In the field where we decided to sleep:
Amber: “Wow! Look at that snake!”
Angela, Mike, Susan, Amber look at snake.
Amber: “Is it poisonous?” Snake flashes orange-marked poison glands and a significant neck.
Volunteers: “Yep.” .
Tim picks up a stick, gets snake on end of stick.
Angela: “Tim! Leave the snake alone! It’s poisonous!”
Tim: “All the more reason to not leave it alone.”
Amber: “Augh! It’s coiling! It’s coiling!”
Angela: “Amber, when we say ‘coiling’ we usually mean ‘making a coil,’ not ‘slithering off’”
Tim readjusts snake, flings snake far back into the field. Volunteers gasp. There is a second of silence.

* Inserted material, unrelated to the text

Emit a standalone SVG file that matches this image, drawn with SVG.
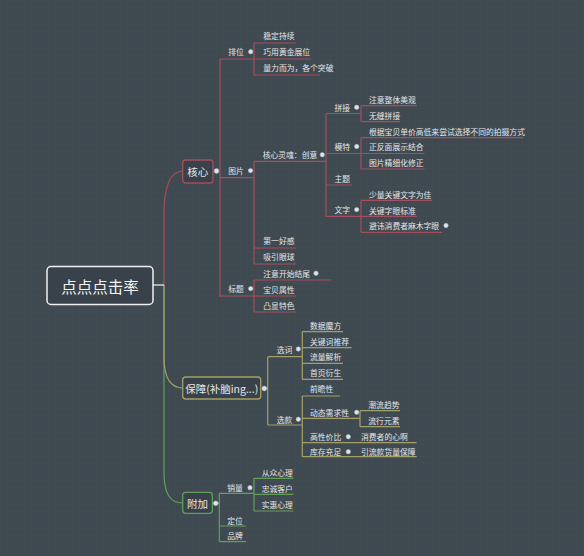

Angela: “TIM! You’ve got to tell me when you’re going to do these things! I would have used “action” mode on my camera!”
It wasn’t really a nice night from a comfort standpoint, but the stars were something else. I went to bed first, into the humid tent. I immediately became cold. And, having become cold, became convinced that there was no better place to sleep than where I was. Angela came in the tent a while after I did, when my nose felt to the touch a bit like a cold, peeled potato (it was sooo humid!) We shared blankets. Amber came in, and by the amount of space I had left, I who was shoved into the corner, with the wet surface of the tent on my face, I thought all five of us were inside. No. This was an artificial lack of space. I didn’t know it until Angie began cursing violently and told Amber to stop crushing us. I sat up a bit and tried to see the other side of the tent. There was no one else there. “I’m cold!” whined Amber, with 75% of the blankets in the middle of the tent, while the two of us were squeezed into the downhill 1/3 (it was a 2 person tent). Angie cursed again and started unzipping the flap. The unzipping sound made me anxious. However, I still didn’t have more space, since Amber rolled toward me once Angie was outside. I must have slept a little, because I woke up when it was light enough to read my watch. It was 5:20. I suddenly felt desperate to get out, so I climbed over Amber, and went out feet first. The other three volunteers were sleeping soundly near the fire. The air was dry and clean. I put some wood on the fire and ate a bunch of grapes by myself, as the sun rose.
Around 7am, as the cows were fording the river, Tim wandered off without telling anyone what he was doing and came back with the snake for a photo opportunity. I took the photos. Then, he threw it back again.